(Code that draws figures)
++++++++

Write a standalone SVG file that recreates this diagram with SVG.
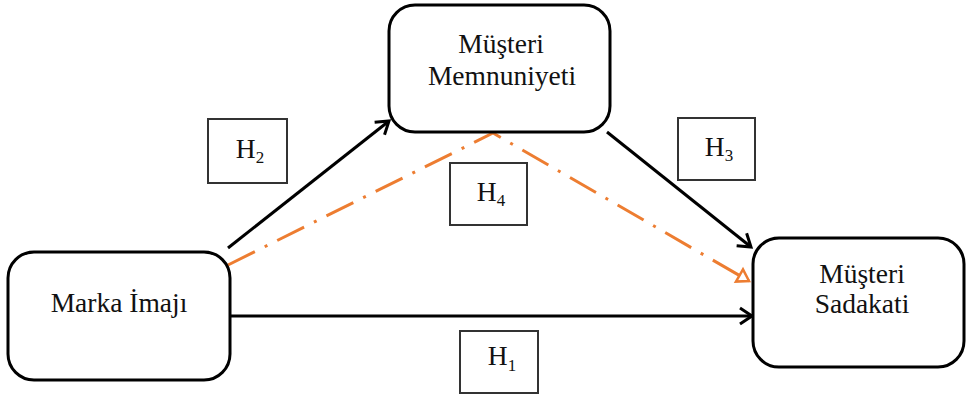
<svg xmlns="http://www.w3.org/2000/svg" width="967" height="399" viewBox="0 0 967 399">
<style>
.node{fill:#fff;stroke:#000;stroke-width:3}
.hbox{fill:#fff;stroke:#333;stroke-width:2}
.t{font-family:"Liberation Serif","Times New Roman",serif;font-size:27.5px;fill:#111;text-anchor:middle}
.sub{font-size:17px}
.arr{stroke:#000;stroke-width:3;fill:none}
.dd{stroke:#ED7D31;stroke-width:3;fill:none;stroke-dasharray:30 11 3 11}
</style>
<defs>
<marker id="ah" markerUnits="userSpaceOnUse" markerWidth="20" markerHeight="20" viewBox="0 0 20 20" refX="17" refY="10" orient="auto">
<path d="M5,2 L17,10 L5,18" fill="none" stroke="#000" stroke-width="3"/>
</marker>
<marker id="ao" markerUnits="userSpaceOnUse" markerWidth="20" markerHeight="20" viewBox="0 0 20 20" refX="17" refY="10" orient="auto">
<path d="M6,3 L17,10 L6,17 Z" fill="none" stroke="#ED7D31" stroke-width="2.5"/>
</marker>
</defs>
<g id="connectors">
<line class="arr" x1="228" y1="248" x2="389" y2="121" marker-end="url(#ah)"/>
<line class="arr" x1="607" y1="132" x2="751" y2="247" marker-end="url(#ah)"/>
<line class="arr" x1="230" y1="316" x2="752" y2="316" marker-end="url(#ah)"/>
<polyline class="dd" points="228,265 493,133 749,281" marker-end="url(#ao)"/>
</g>
<g id="marka">
<rect class="node" x="8" y="252" width="222" height="128" rx="26"/>
<text class="t" x="119" y="312">Marka İmajı</text>
</g>
<g id="memnuniyet">
<rect class="node" x="389" y="5" width="221" height="127" rx="26"/>
<text class="t" x="501" y="53">Müşteri</text>
<text class="t" x="502" y="85">Memnuniyeti</text>
</g>
<g id="sadakat">
<rect class="node" x="753" y="238" width="211" height="129" rx="26"/>
<text class="t" x="862" y="283">Müşteri</text>
<text class="t" x="862" y="313">Sadakati</text>
</g>
<g id="h2">
<rect class="hbox" x="208" y="119" width="79" height="64"/>
<text class="t" x="250" y="158">H<tspan class="sub" dy="5">2</tspan></text>
</g>
<g id="h3">
<rect class="hbox" x="678" y="118" width="77" height="62"/>
<text class="t" x="719" y="156">H<tspan class="sub" dy="5">3</tspan></text>
</g>
<g id="h4">
<rect class="hbox" x="450" y="163" width="77" height="62"/>
<text class="t" x="491" y="201">H<tspan class="sub" dy="5">4</tspan></text>
</g>
<g id="h1">
<rect class="hbox" x="460" y="331" width="78" height="62"/>
<text class="t" x="502" y="365">H<tspan class="sub" dy="6">1</tspan></text>
</g>
</svg>
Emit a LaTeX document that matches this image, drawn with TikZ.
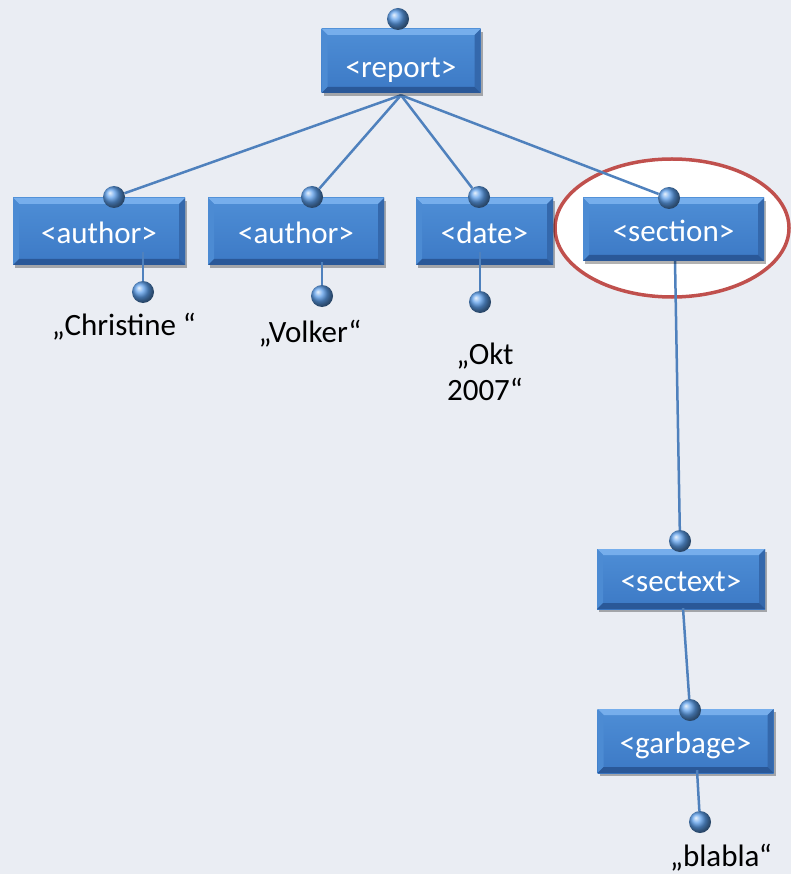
\documentclass[tikz,border=0pt]{standalone}
\usepackage{fontspec}
\setmainfont{Carlito}
\usetikzlibrary{shadows}

\definecolor{bgcol}{RGB}{234,237,243}
\definecolor{linkcol}{RGB}{79,129,189}
\definecolor{ringcol}{RGB}{192,80,77}
\definecolor{facetop}{RGB}{78,142,214}
\definecolor{facebot}{RGB}{60,121,197}
\definecolor{bevtop}{RGB}{118,174,236}
\definecolor{bevleft}{RGB}{76,139,211}
\definecolor{bevright}{RGB}{52,104,172}
\definecolor{bevbot}{RGB}{42,88,152}
\definecolor{ballcol}{RGB}{92,158,234}

\pgfdeclarelayer{back}
\pgfdeclarelayer{links}
\pgfdeclarelayer{front}
\pgfsetlayers{back,links,main,front}

\newcommand{\bv}{6pt}
\newcommand{\ppb}{path picture bounding box}

\tikzset{
  tag/.style={rectangle, inner sep=0pt, text=white,
    font=\fontsize{31}{36}\selectfont, text height=24pt, text depth=0pt,
    top color=facetop, bottom color=facebot,
    drop shadow={shadow xshift=2pt, shadow yshift=-3pt, opacity=0.3, fill=black},
    path picture={
      \fill[bevtop] (\ppb.north west) -- (\ppb.north east)
        -- ([xshift=-\bv,yshift=-\bv]\ppb.north east)
        -- ([xshift=\bv,yshift=-\bv]\ppb.north west) -- cycle;
      \fill[bevleft] (\ppb.north west) -- ([xshift=\bv,yshift=-\bv]\ppb.north west)
        -- ([xshift=\bv,yshift=\bv]\ppb.south west) -- (\ppb.south west) -- cycle;
      \fill[bevright] (\ppb.north east) -- ([xshift=-\bv,yshift=-\bv]\ppb.north east)
        -- ([xshift=-\bv,yshift=\bv]\ppb.south east) -- (\ppb.south east) -- cycle;
      \fill[bevbot] (\ppb.south west) -- ([xshift=\bv,yshift=\bv]\ppb.south west)
        -- ([xshift=-\bv,yshift=\bv]\ppb.south east) -- (\ppb.south east) -- cycle;
    }},
  knob/.style={circle, minimum size=22pt, inner sep=0pt, shading=ball, ball color=ballcol},
  link/.style={draw=linkcol, line width=2.5pt},
  leaf/.style={font=\fontsize{31}{36}\selectfont, text=black, align=center, inner sep=0pt}
}

\begin{document}
\begin{tikzpicture}[x=1pt, y=-1pt]
  \useasboundingbox (0,0) rectangle (791,874);
  \begin{pgfonlayer}{back}
    \fill[bgcol] (0,0) rectangle (791,874);
    \draw[ringcol, line width=3.5pt, fill=white] (672,228) ellipse [x radius=117, y radius=69];
  \end{pgfonlayer}

  % element boxes
  \node[tag, minimum width=159pt, minimum height=64pt, text height=33pt] (rep) at (401,61) {<report>};
  \node[tag, minimum width=172pt, minimum height=67pt] (au1) at (99,231.5) {<author>};
  \node[tag, minimum width=176pt, minimum height=67pt] (au2) at (296,231.5) {<author>};
  \node[tag, minimum width=137pt, minimum height=67pt] (dat) at (484.5,231.5) {<date>};
  \node[tag, minimum width=181pt, minimum height=63pt] (sec) at (673.5,229.5) {<section>};
  \node[tag, minimum width=168pt, minimum height=60pt] (stx) at (681,579) {<sectext>};
  \node[tag, minimum width=176pt, minimum height=64pt] (gar) at (685.5,741) {<garbage>};

  % connection knobs
  \begin{pgfonlayer}{front}
    \node[knob] (k0) at (398,19) {};
    \node[knob] (ka1) at (114,197) {};
    \node[knob] (ka2) at (312,197) {};
    \node[knob] (kd) at (479,197) {};
    \node[knob] (ks) at (669,198) {};
    \node[knob] (ka1b) at (143,292) {};
    \node[knob] (ka2b) at (322,296) {};
    \node[knob] (kdb) at (480,302) {};
    \node[knob] (kx) at (680,541) {};
    \node[knob] (kg) at (690,710) {};
    \node[knob] (kgb) at (700,822) {};
  \end{pgfonlayer}

  % tree edges
  \begin{pgfonlayer}{links}
    \draw[link] ([yshift=-2pt]rep.south) -- (ka1);
    \draw[link] ([yshift=-2pt]rep.south) -- (ka2);
    \draw[link] ([yshift=-2pt]rep.south) -- (kd);
    \draw[link] ([yshift=-2pt]rep.south) -- (ks);
    \draw[link] ([xshift=1.5pt]sec.south) -- (kx);
  \end{pgfonlayer}
  \draw[link] ([xshift=2pt,yshift=1pt]stx.south) -- (kg);
  \draw[link] (ka1b) -- ([yshift=13pt]ka1b |- au1.south);
  \draw[link] (ka2b) -- ([yshift=3pt]ka2b |- au2.south);
  \draw[link] (kdb) -- ([yshift=13pt]kdb |- dat.south);
  \draw[link] (kgb) -- ([xshift=-3pt,yshift=3pt]kgb |- gar.south);

  % text values
  \node[leaf] (t1) at (124,327) {„Christine “};
  \node[leaf] (t2) at (310,334) {„Volker“};
  \node[leaf] (t3) at (485,372) {„Okt\\2007“};
  \node[leaf] (t4) at (721,858) {„blabla“};
\end{tikzpicture}
\end{document}
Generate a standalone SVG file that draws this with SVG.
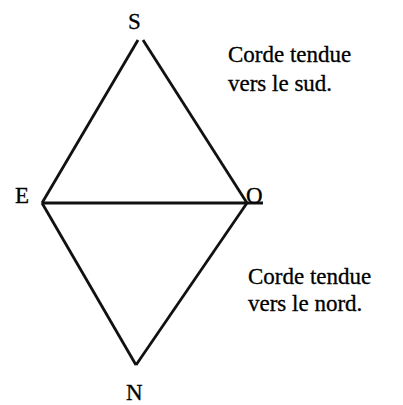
<svg xmlns="http://www.w3.org/2000/svg" width="403" height="405" viewBox="0 0 403 405">
<style>
text{font-family:"Liberation Serif","Times New Roman",serif;font-size:23px;fill:#000;stroke:#000;stroke-width:0.3}
.l{stroke:#111;stroke-width:2.8;fill:none;stroke-linecap:butt}
</style>
<rect width="403" height="405" fill="#fff"/>
<g id="connectors">
<line class="l" x1="138" y1="40" x2="42" y2="203"/>
<line class="l" x1="143" y1="40" x2="247" y2="203"/>
<line class="l" x1="42" y1="203" x2="263" y2="203"/>
<line class="l" x1="42" y1="203" x2="136" y2="365"/>
<line class="l" x1="247" y1="203" x2="136" y2="365"/>
</g>
<g id="S"><text x="128" y="29">S</text></g>
<g id="E"><text x="15" y="203">E</text></g>
<g id="O"><text x="246" y="203">O</text></g>
<g id="N"><text x="126" y="400">N</text></g>
<g id="label-sud"><text x="228" y="62">Corde tendue</text><text x="228" y="91">vers le sud.</text></g>
<g id="label-nord"><text x="248" y="284">Corde tendue</text><text x="248" y="311">vers le nord.</text></g>
</svg>
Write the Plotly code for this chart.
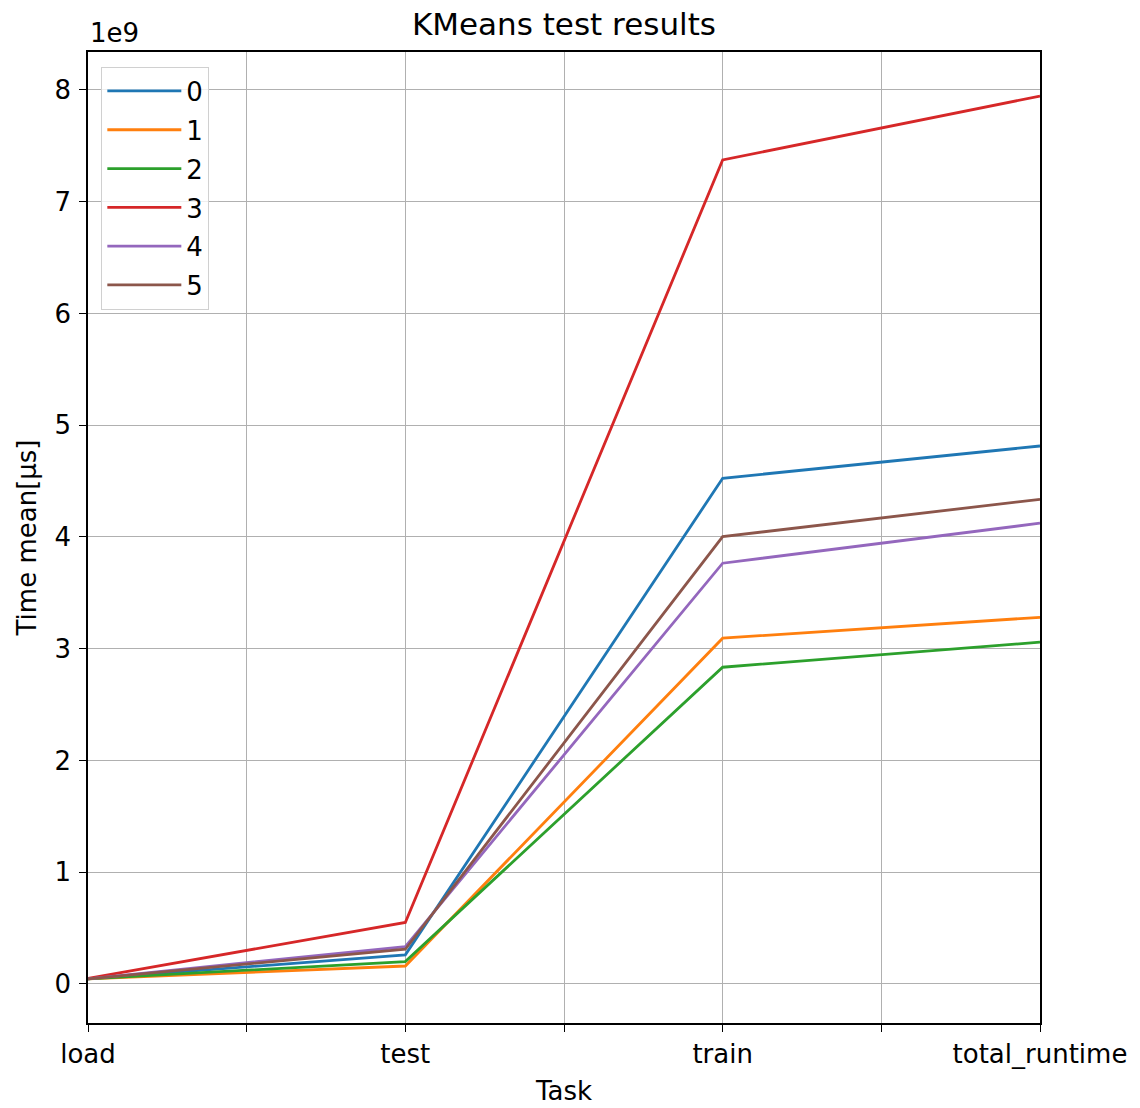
import plotly.graph_objects as go

tasks = ["load", "test", "train", "total_runtime"]
series_names = ["0", "1", "2", "3", "4", "5"]
values = {
    "0": [0.045e9, 0.26e9, 4.525e9, 4.814e9],
    "1": [0.045e9, 0.16e9, 3.094e9, 3.281e9],
    "2": [0.045e9, 0.20e9, 2.834e9, 3.058e9],
    "3": [0.050e9, 0.55e9, 7.374e9, 7.946e9],
    "4": [0.045e9, 0.334e9, 3.765e9, 4.123e9],
    "5": [0.045e9, 0.31e9, 4.003e9, 4.337e9],
}
colors = ["#1f77b4", "#ff7f0e", "#2ca02c", "#d62728", "#9467bd", "#8c564b"]
ytick_vals = [0, 1e9, 2e9, 3e9, 4e9, 5e9, 6e9, 7e9, 8e9]
ytick_text = ["0", "1", "2", "3", "4", "5", "6", "7", "8"]

FONT = "DejaVu Sans"
FS = 26
fig = go.Figure()
xpos = list(range(len(tasks)))
for name, c in zip(series_names, colors):
    fig.add_trace(go.Scatter(x=xpos, y=values[name], mode="lines", name=name,
                             legendgroup=name,
                             line=dict(color=c, width=2.8)))

xt_vals = [i * 0.5 for i in range(2 * len(tasks) - 1)]
xt_text = [tasks[int(v)] if v == int(v) else "" for v in xt_vals]

fig.update_layout(
    width=1140, height=1108,
    margin=dict(l=88, r=100, t=52, b=85),
    paper_bgcolor="white", plot_bgcolor="white",
    font=dict(family=FONT, size=FS, color="black"),
    title=dict(text="KMeans test results", x=0.4947, xanchor="center",
               y=1 - 24 / 1108, yanchor="middle", font=dict(size=31)),
    showlegend=True,
    legend=dict(x=0.014, y=0.985, xanchor="left", yanchor="top",
                bgcolor="rgba(255,255,255,0.8)", bordercolor="#d0d0d0", borderwidth=1,
                tracegroupgap=2, itemwidth=74, font=dict(size=FS)),
    xaxis=dict(range=[0, 3], tickvals=xt_vals, ticktext=xt_text,
               showgrid=True, gridcolor="#b0b0b0", gridwidth=1,
               ticks="outside", ticklen=7, tickcolor="black",
               showline=True, linecolor="black", linewidth=1.5, mirror=True,
               zeroline=False, tickfont=dict(size=FS), automargin=False,
               title=dict(text="Task", standoff=14, font=dict(size=FS))),
    yaxis=dict(range=[-0.35e9, 8.34e9], tickvals=ytick_vals, ticktext=ytick_text,
               showgrid=True, gridcolor="#b0b0b0", gridwidth=1,
               ticks="outside", ticklen=7, tickcolor="black",
               showline=True, linecolor="black", linewidth=1.5, mirror=True,
               zeroline=False, tickfont=dict(size=FS), ticklabelstandoff=3,
               automargin=False,
               title=dict(text="Time mean[µs]", standoff=10, font=dict(size=FS))),
)
fig.add_annotation(text="1e9", xref="paper", yref="paper", x=0, y=1,
                   xanchor="left", yanchor="bottom", yshift=2, showarrow=False,
                   font=dict(size=FS))
fig.write_html("out.html")
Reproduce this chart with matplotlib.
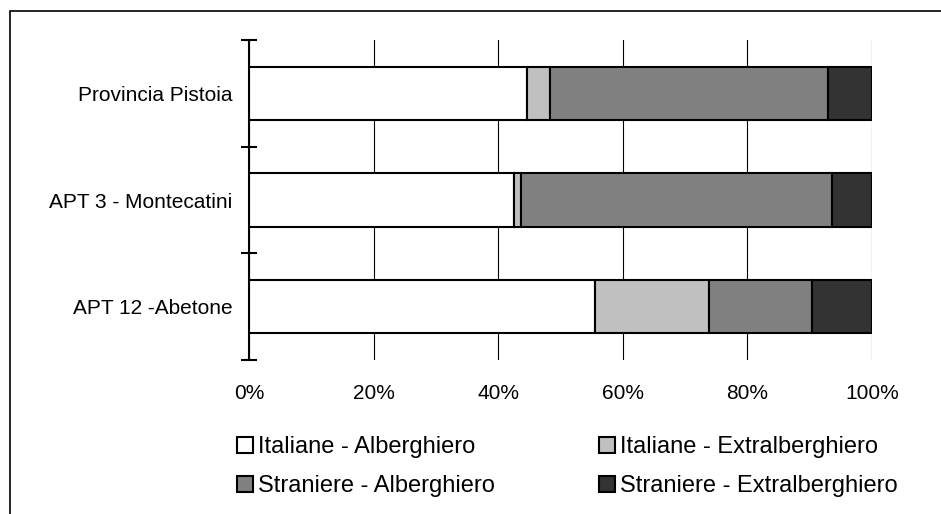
import numpy as np
import matplotlib
matplotlib.use("Agg")
import matplotlib.pyplot as plt
from matplotlib.patches import Rectangle

plt.rcParams['font.family'] = ['Liberation Sans', 'DejaVu Sans']

# quote percentuali per area
areas = ['Provincia Pistoia', 'APT 3 - Montecatini', 'APT 12 -Abetone']
series = ['Italiane - Alberghiero', 'Italiane - Extralberghiero',
          'Straniere - Alberghiero', 'Straniere - Extralberghiero']
ita_alb = [44.6, 42.5, 55.6]
ita_extra = [3.7, 1.1, 18.2]
str_alb = [44.7, 49.9, 16.6]
str_extra = [7.0, 6.5, 9.6]
ticks_pct = [0, 20, 40, 60, 80, 100]

colors = ['#FFFFFF', '#C0C0C0', '#808080', '#333333']

fig = plt.figure(figsize=(9.41, 5.14), dpi=100)
ax = fig.add_axes([249 / 941, 1 - 360 / 514, 623 / 941, 320 / 514])

y = np.arange(len(areas))
left = np.zeros(len(areas))
bars = []
for vals, name, col in zip([ita_alb, ita_extra, str_alb, str_extra], series, colors):
    b = ax.barh(y, vals, left=left, height=0.5, color=col,
                edgecolor='black', linewidth=1.5, label=name, zorder=3)
    bars.append(b)
    left = left + np.array(vals)

ax.set_xlim(0, 100)
ax.set_ylim(2.5, -0.5)

ax.set_xticks(ticks_pct)
ax.set_xticklabels([f'{t}%' for t in ticks_pct])
ax.tick_params(axis='x', length=0, pad=17, labelsize=15)
ax.xaxis.grid(True, color='black', linewidth=0.8, zorder=1)

# tacche sui confini delle categorie, etichette al centro
ax.set_yticks([-0.5, 0.5, 1.5, 2.5])
ax.set_yticklabels([])
ax.set_yticks(y, minor=True)
ax.set_yticklabels(areas, minor=True)
ax.tick_params(axis='y', which='major', direction='inout', length=11.5, width=1.5)
ax.tick_params(axis='y', which='minor', length=0, pad=12, labelsize=15)

for s in ['top', 'right', 'bottom']:
    ax.spines[s].set_visible(False)
ax.spines['left'].set_linewidth(1.5)
ax.spines['left'].set_zorder(4)

handles = [bars[0], bars[2], bars[1], bars[3]]
labels = [series[0], series[2], series[1], series[3]]
fig.legend(handles, labels, ncol=2, loc='upper left',
           bbox_to_anchor=(237 / 941, 1 - 436 / 514), frameon=False,
           fontsize=17, borderpad=0, borderaxespad=0,
           handlelength=0.68, handleheight=0.68, handletextpad=0.21,
           labelspacing=0.72, columnspacing=4.4)

# cornice esterna
fig.patches.append(Rectangle((10 / 941, -0.1), 1.2, 1 - 11 / 514 + 0.1,
                             transform=fig.transFigure, fill=False,
                             edgecolor='black', linewidth=1.2))

fig.savefig('out.png', dpi=100)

++++++++

▸ **Written request**
Nothing but the lines from the one with "Reproduce this chart with matplotlib." through the one with "ax.spines['left'].set_zorder(4)" should be copied, word for word. Pictures are left out.

▸ **Task result**
Reproduce this chart with matplotlib.
import numpy as np
import matplotlib
matplotlib.use("Agg")
import matplotlib.pyplot as plt
from matplotlib.patches import Rectangle

plt.rcParams['font.family'] = ['Liberation Sans', 'DejaVu Sans']

# quote percentuali per area
areas = ['Provincia Pistoia', 'APT 3 - Montecatini', 'APT 12 -Abetone']
series = ['Italiane - Alberghiero', 'Italiane - Extralberghiero',
          'Straniere - Alberghiero', 'Straniere - Extralberghiero']
ita_alb = [44.6, 42.5, 55.6]
ita_extra = [3.7, 1.1, 18.2]
str_alb = [44.7, 49.9, 16.6]
str_extra = [7.0, 6.5, 9.6]
ticks_pct = [0, 20, 40, 60, 80, 100]

colors = ['#FFFFFF', '#C0C0C0', '#808080', '#333333']

fig = plt.figure(figsize=(9.41, 5.14), dpi=100)
ax = fig.add_axes([249 / 941, 1 - 360 / 514, 623 / 941, 320 / 514])

y = np.arange(len(areas))
left = np.zeros(len(areas))
bars = []
for vals, name, col in zip([ita_alb, ita_extra, str_alb, str_extra], series, colors):
    b = ax.barh(y, vals, left=left, height=0.5, color=col,
                edgecolor='black', linewidth=1.5, label=name, zorder=3)
    bars.append(b)
    left = left + np.array(vals)

ax.set_xlim(0, 100)
ax.set_ylim(2.5, -0.5)

ax.set_xticks(ticks_pct)
ax.set_xticklabels([f'{t}%' for t in ticks_pct])
ax.tick_params(axis='x', length=0, pad=17, labelsize=15)
ax.xaxis.grid(True, color='black', linewidth=0.8, zorder=1)

# tacche sui confini delle categorie, etichette al centro
ax.set_yticks([-0.5, 0.5, 1.5, 2.5])
ax.set_yticklabels([])
ax.set_yticks(y, minor=True)
ax.set_yticklabels(areas, minor=True)
ax.tick_params(axis='y', which='major', direction='inout', length=11.5, width=1.5)
ax.tick_params(axis='y', which='minor', length=0, pad=12, labelsize=15)

for s in ['top', 'right', 'bottom']:
    ax.spines[s].set_visible(False)
ax.spines['left'].set_linewidth(1.5)
ax.spines['left'].set_zorder(4)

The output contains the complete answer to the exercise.